» **Goal**
Identify each line containing the word "this" and copy it.

____ Data provided

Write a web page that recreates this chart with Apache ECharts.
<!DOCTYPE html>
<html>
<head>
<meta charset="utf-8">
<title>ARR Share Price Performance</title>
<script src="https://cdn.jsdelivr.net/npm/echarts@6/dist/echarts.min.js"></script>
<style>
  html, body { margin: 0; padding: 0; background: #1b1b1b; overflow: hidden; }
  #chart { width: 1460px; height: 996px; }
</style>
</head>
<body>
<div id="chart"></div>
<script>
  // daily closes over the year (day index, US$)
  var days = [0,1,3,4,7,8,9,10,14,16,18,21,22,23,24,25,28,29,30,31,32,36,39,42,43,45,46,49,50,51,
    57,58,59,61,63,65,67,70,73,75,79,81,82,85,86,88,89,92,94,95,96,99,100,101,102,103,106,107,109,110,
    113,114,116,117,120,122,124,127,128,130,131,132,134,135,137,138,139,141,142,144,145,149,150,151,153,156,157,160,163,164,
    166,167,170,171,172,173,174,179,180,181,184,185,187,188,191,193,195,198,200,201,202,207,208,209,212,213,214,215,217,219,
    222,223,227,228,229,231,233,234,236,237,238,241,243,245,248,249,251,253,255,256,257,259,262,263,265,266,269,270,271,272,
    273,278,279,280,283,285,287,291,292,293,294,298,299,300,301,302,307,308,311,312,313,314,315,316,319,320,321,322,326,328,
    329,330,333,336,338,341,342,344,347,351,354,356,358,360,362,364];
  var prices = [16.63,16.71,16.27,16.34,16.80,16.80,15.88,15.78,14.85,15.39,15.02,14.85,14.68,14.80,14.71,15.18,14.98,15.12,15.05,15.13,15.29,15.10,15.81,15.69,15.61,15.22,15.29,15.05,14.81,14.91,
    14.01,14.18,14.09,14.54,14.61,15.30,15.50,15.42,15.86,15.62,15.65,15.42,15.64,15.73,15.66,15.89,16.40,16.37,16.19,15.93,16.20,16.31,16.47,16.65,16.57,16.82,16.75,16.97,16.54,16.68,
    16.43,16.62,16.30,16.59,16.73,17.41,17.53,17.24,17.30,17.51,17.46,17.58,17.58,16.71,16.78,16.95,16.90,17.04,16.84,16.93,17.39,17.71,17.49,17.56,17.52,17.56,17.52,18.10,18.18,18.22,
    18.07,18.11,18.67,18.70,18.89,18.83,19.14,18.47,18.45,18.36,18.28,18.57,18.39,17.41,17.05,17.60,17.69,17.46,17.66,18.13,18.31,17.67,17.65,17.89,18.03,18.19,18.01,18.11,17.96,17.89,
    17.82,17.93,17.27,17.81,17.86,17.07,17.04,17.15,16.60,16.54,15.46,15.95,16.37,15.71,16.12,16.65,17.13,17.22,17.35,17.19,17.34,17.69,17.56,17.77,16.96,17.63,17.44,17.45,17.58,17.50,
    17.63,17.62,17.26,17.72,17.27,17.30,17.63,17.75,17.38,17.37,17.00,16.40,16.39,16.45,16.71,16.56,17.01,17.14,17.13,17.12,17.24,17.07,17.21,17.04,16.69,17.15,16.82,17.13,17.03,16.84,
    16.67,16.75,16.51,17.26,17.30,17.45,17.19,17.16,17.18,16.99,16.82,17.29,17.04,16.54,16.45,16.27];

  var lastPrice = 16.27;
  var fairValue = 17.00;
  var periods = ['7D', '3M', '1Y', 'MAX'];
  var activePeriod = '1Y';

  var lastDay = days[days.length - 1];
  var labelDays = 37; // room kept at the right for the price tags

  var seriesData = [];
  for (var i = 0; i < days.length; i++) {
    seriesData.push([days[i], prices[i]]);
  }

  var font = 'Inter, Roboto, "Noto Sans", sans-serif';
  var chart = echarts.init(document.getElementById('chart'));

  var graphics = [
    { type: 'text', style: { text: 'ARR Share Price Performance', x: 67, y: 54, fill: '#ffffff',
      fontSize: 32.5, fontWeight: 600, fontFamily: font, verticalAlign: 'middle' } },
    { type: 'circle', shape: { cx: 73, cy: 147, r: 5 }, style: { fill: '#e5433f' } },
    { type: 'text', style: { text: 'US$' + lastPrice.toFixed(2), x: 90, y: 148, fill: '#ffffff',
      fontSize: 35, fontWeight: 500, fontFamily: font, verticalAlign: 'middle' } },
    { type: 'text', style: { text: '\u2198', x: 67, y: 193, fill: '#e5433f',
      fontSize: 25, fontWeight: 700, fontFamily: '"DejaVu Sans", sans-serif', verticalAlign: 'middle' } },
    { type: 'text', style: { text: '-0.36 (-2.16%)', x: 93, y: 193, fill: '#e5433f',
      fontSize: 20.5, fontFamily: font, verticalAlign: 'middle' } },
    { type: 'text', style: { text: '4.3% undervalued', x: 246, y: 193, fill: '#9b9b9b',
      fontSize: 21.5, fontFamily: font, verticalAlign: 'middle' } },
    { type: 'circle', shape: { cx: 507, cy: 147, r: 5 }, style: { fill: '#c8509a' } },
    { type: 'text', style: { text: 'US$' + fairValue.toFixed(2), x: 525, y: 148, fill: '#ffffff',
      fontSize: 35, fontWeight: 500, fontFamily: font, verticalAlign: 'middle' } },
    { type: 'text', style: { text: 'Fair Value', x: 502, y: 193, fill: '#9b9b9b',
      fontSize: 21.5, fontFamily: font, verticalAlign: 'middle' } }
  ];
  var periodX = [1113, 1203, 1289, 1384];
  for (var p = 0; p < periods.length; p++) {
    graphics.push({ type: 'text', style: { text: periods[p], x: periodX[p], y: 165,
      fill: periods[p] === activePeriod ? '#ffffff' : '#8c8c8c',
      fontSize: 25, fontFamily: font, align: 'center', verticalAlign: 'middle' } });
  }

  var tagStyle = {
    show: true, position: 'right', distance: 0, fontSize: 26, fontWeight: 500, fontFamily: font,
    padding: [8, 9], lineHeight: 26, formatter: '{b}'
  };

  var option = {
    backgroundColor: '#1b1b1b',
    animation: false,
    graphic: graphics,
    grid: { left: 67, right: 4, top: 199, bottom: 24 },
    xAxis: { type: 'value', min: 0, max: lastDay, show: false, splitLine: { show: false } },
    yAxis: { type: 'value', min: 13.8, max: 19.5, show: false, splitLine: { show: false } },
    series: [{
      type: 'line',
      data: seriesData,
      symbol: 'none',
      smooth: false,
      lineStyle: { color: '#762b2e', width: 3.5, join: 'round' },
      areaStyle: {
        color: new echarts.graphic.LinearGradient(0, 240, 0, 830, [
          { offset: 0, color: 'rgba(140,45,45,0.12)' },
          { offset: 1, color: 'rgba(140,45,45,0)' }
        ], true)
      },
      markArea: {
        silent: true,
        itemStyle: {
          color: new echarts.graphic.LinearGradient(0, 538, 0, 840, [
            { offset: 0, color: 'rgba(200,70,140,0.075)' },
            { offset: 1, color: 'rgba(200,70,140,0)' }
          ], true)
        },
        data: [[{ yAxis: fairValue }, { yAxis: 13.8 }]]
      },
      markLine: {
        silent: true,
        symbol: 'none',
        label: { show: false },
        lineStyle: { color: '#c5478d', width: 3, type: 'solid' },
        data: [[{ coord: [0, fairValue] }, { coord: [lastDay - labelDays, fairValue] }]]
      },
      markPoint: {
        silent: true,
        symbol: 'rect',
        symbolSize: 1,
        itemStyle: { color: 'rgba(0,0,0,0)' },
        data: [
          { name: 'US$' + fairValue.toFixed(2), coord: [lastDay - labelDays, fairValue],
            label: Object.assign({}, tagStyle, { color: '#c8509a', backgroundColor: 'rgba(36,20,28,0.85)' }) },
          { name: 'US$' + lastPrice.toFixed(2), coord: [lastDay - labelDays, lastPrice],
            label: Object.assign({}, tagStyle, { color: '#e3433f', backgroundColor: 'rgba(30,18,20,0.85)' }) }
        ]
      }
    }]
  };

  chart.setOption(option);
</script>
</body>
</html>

________
____ Data provided

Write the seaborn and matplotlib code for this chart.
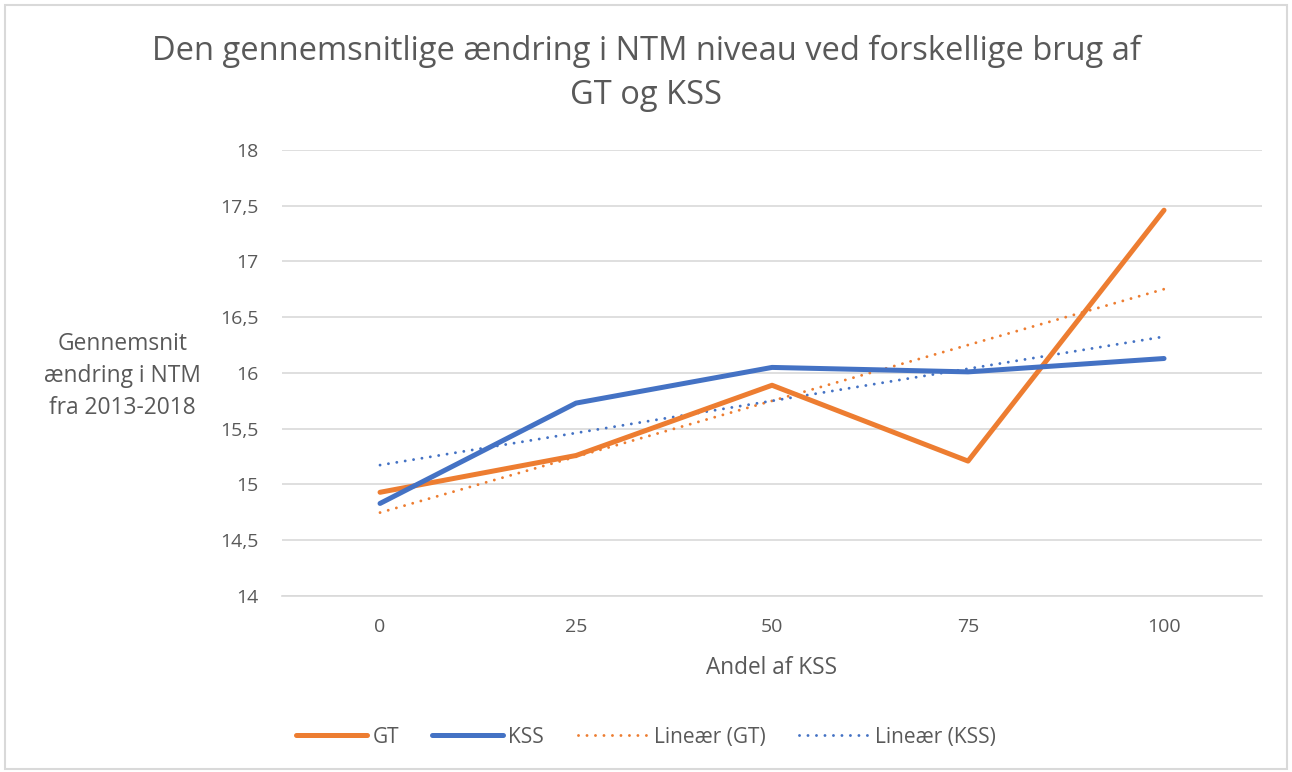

________
____ Data provided

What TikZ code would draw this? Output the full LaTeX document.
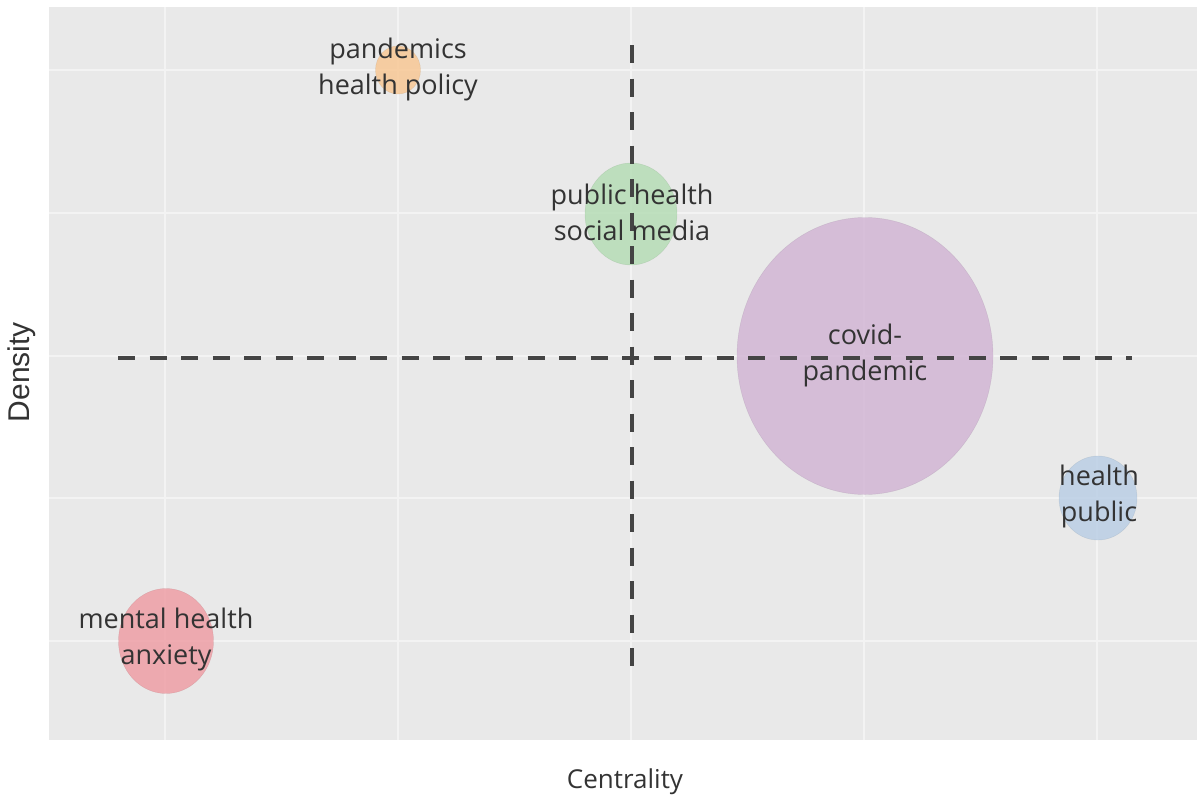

________

» **Worked solution**
Write a web page that recreates this chart with Apache ECharts.
Write the seaborn and matplotlib code for this chart.
What TikZ code would draw this? Output the full LaTeX document.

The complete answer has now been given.